One surprising thing that o1 does that 4o has never done, is that it _pushes back_. It tells me when I'm wrong (and is often right!). Again, part of that being less happy and compliant. I have had scenarios where it's wrong and it's harder to convince it otherwise, so it's a double edged sword, but overall it has been an improvement in the bot's usefulness.
I also find it interesting that o1 is less censored. It refuses far less than 4o, even without coaxing, despite its supposed ability to "reason" about its guidelines :P What's funny is that the "inner thoughts" that it shows says that it's refusing, but its response doesn't.
Is it worth $200? I don't think it is, in general. It's not really an "engineer" replacement yet, in that if you don't have the knowledge to ask o1 the right questions it won't really be helpful. So you have to be an engineer for it to work at the level of one. Maybe $50/mo?
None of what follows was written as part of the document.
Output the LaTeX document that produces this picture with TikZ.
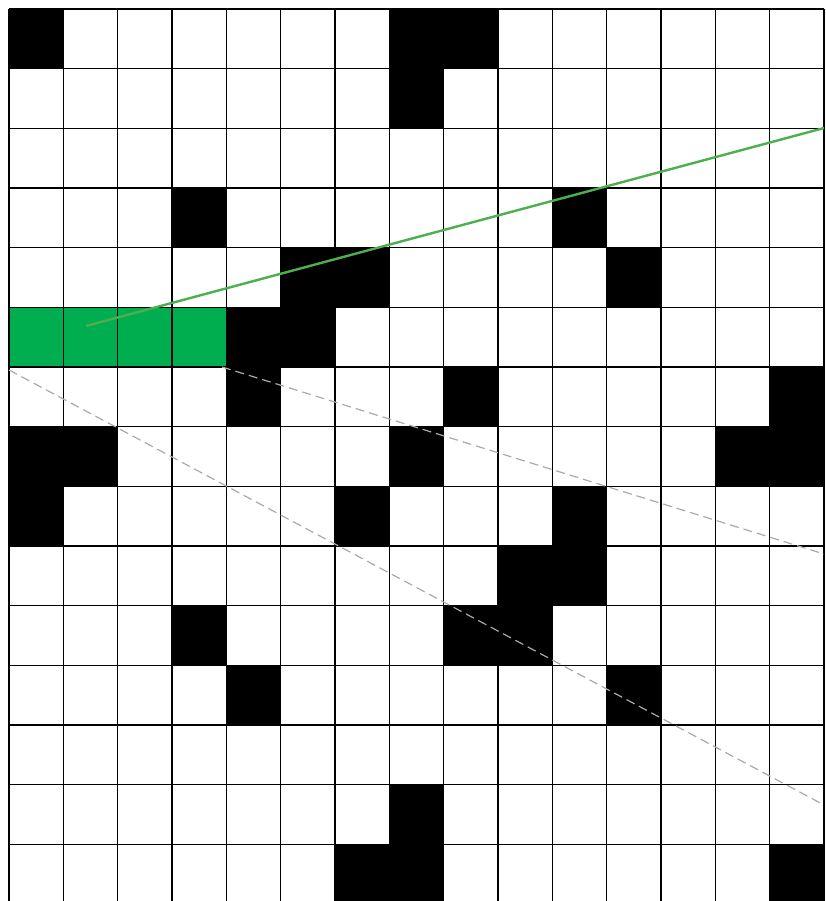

I haven't found o1-pro to be useful for anything; it's never really given better responses than o1 for me.
(As an aside, Gemini 2.0 Flash Experimental is _very_ good. It's been trading blows with even o1 for some tasks. It's a bit chaotic, since its training isn't done, but I rank it at about #2 between all SOTA models. A 2.0 Pro model would likely be tied with o1 if Google's trajectory here continues.)